Waggs, however, cites a different concept of the multiverse, in which there are not many discrete universes but a single universe in which all possibilities occur but each individual experiences only one set. Citing the famous thought experiment Schrödinger's cat, he asserts,
Each entangled operation that makes up our world, then, may or may not exist in the others....Future and past, then, would be illusions fixated on cause and effect. Altering your own past would only produce a new configuration and would not alter your existence.

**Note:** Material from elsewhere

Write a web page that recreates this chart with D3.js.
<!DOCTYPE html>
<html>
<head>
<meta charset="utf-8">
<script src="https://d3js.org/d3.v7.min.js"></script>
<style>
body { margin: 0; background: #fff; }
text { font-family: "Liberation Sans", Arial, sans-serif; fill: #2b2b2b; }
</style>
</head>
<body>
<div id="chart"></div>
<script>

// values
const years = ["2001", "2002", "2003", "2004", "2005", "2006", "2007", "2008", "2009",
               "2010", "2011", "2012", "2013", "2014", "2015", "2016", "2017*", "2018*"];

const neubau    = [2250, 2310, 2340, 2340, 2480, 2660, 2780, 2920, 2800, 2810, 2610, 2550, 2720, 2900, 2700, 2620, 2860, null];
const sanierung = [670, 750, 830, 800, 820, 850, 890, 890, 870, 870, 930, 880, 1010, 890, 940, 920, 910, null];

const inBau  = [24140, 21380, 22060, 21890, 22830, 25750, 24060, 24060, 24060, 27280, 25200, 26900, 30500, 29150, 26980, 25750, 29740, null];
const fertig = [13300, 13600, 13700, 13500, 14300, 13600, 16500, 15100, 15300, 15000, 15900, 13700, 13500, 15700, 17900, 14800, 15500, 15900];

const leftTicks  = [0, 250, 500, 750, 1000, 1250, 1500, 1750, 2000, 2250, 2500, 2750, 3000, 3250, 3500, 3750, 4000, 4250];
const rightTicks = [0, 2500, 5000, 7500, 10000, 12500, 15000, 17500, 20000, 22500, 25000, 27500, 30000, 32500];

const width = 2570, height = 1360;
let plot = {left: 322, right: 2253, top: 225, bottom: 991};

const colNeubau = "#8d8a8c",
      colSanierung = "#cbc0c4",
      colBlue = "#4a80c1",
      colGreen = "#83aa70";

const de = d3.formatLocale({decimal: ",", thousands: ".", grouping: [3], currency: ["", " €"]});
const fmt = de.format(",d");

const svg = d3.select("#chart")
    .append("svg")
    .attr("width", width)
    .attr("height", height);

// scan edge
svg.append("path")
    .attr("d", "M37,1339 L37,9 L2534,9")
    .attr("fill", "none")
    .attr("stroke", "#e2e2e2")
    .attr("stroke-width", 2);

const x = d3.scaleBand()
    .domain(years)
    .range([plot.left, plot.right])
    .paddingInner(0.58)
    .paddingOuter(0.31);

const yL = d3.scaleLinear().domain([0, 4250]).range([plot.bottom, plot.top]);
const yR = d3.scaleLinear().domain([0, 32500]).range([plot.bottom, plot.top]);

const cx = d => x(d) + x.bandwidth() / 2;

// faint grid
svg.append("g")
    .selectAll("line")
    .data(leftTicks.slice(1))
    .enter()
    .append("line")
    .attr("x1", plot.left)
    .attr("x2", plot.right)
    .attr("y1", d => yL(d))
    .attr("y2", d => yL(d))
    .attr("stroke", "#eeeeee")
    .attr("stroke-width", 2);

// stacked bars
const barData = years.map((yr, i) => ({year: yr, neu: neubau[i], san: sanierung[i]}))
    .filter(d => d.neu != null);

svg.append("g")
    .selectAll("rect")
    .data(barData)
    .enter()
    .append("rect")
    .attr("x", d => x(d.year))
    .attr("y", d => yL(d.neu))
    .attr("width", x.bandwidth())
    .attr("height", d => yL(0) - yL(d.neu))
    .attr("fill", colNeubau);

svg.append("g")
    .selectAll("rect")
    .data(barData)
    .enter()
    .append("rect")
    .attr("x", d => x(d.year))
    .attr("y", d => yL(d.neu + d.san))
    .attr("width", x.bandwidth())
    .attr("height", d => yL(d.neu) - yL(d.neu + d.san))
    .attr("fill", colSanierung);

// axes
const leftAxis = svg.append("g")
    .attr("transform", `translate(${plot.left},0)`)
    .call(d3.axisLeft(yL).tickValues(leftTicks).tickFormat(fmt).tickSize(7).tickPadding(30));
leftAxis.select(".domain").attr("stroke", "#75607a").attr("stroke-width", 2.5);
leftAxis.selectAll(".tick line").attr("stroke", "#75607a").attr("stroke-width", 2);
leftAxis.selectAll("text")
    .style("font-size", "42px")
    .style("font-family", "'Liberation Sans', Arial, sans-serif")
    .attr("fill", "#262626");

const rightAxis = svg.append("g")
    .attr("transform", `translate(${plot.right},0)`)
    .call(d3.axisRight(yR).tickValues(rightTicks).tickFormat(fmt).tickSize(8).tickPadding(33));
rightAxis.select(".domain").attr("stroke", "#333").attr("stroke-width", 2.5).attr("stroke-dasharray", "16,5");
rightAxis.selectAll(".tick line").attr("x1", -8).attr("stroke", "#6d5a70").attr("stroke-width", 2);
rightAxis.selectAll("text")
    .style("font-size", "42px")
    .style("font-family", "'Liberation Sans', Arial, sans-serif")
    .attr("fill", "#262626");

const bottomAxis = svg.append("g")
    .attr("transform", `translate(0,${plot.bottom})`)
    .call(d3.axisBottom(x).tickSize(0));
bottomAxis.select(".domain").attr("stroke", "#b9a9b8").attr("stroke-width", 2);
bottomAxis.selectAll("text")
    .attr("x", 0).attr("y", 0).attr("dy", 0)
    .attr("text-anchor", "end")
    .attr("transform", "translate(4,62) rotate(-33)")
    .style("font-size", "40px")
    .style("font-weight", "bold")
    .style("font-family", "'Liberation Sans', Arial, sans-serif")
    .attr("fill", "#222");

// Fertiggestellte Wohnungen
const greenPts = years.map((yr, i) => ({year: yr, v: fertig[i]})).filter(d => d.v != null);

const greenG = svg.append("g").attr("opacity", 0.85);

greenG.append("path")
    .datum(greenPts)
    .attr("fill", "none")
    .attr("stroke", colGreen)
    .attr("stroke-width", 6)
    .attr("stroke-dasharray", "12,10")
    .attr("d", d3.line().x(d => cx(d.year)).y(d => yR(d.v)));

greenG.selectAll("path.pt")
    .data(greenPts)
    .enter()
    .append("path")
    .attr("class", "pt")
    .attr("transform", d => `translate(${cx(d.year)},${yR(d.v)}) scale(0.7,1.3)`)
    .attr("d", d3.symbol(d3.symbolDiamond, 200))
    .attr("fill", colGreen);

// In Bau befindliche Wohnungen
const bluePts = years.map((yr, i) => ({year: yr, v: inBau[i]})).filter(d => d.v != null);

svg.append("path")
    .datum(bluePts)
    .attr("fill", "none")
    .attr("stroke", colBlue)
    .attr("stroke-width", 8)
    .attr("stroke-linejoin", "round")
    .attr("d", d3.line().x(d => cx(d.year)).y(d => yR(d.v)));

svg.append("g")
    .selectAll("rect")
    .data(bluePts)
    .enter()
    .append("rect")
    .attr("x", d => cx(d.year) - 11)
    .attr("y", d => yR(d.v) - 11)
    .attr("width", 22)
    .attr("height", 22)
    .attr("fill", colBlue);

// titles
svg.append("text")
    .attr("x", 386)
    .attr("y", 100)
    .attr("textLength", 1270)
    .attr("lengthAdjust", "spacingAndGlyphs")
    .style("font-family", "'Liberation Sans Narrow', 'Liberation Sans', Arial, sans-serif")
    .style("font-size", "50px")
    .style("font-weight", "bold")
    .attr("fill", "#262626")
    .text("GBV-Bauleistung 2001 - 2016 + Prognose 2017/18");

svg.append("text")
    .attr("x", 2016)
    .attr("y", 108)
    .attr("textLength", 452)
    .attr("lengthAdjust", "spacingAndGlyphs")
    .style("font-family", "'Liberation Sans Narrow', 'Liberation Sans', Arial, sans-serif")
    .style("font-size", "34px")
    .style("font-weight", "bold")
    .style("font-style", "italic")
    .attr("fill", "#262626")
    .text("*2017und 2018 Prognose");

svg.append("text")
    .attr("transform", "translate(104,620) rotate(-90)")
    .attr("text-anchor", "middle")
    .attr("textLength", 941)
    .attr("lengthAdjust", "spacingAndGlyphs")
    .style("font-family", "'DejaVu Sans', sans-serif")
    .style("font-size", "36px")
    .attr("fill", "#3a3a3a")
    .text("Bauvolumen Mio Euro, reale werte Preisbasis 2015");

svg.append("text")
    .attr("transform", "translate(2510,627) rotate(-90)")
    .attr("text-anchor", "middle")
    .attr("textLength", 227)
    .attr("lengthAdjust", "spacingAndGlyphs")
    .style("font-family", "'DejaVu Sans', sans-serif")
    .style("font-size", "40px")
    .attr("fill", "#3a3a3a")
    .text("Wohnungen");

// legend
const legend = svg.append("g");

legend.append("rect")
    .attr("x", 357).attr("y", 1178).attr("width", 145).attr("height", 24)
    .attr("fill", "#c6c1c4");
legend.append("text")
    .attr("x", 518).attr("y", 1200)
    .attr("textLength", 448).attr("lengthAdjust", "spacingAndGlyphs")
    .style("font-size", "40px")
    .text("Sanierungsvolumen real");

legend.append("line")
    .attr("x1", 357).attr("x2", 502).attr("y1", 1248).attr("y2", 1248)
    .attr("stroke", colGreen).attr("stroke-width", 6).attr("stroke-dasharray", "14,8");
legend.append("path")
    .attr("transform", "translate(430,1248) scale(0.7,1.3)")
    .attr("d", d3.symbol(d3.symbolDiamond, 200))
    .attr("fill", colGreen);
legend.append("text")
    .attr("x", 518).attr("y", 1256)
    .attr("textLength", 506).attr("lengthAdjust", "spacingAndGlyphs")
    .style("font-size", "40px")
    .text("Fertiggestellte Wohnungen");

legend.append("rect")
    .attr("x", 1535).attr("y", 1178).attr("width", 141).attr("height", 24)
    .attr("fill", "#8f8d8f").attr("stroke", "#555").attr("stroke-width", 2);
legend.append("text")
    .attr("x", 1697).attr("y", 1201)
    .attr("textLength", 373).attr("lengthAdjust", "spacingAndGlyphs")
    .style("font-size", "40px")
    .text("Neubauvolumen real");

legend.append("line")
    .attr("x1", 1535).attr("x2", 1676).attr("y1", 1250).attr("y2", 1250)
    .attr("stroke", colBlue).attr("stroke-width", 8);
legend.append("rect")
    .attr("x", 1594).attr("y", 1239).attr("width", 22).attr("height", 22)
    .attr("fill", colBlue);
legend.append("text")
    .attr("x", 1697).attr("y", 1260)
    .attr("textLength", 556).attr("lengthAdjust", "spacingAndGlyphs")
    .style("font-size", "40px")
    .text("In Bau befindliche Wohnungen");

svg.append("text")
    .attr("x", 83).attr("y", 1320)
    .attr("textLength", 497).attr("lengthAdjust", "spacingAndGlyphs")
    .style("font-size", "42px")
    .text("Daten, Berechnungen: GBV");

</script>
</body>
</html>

That Schrödinger created his thought experiment specifically to demonstrate that this conception of the multiverse was absurd does not matter to those who cite him for the explanation of this view; this is what is believed, that all possible states are actual. Waggs takes the notion one step further, asserting that all are actual within a single cosmos, coexisting but known to individuals only in coherent causal chains. The causal chains themselves are thus illusory; the fire both lights and fails to light, the forest burns and does not burn, and the events are not causally connected but in our perceptions. It is a conception of reality which denies reality, in which time travel cannot really change the past because all possible versions of the past already exist within the one universe; it only changes which version of the past the time traveler knows, without eliminating the version from which he came, such that he now knows two distinct realities, both of them real and co-existing. It is fixed time overlaying parallel dimensions in a single universe that has no specific history.
As interesting as that is as a thought experiment, few could embrace such a subjective conception of reality. It means that those who claim the Holocaust never happened are as correct as those who assert that it did; that Obama and McCain and many other men each won the 2008 American presidential election and are each currently serving as President of the United States. Reality ultimately is whatever you believe it to be, while being entirely different for someone else. Rewriting history is not inventing a different world, but recounting a different true version. Nothing is false; everything that might have happened did.
This runs afoul of objections previously raised in discussing a divergent dimension theory multiverse, the version of parallel dimension theory in which every possible universe exists. Additionally, in invalidating the necessity of causality it also invalidates the conservation of matter and energy--the point from which this began. It is, finally, the scientific declaration that nothing is true, a claim which Socrates observed must apply even to itself.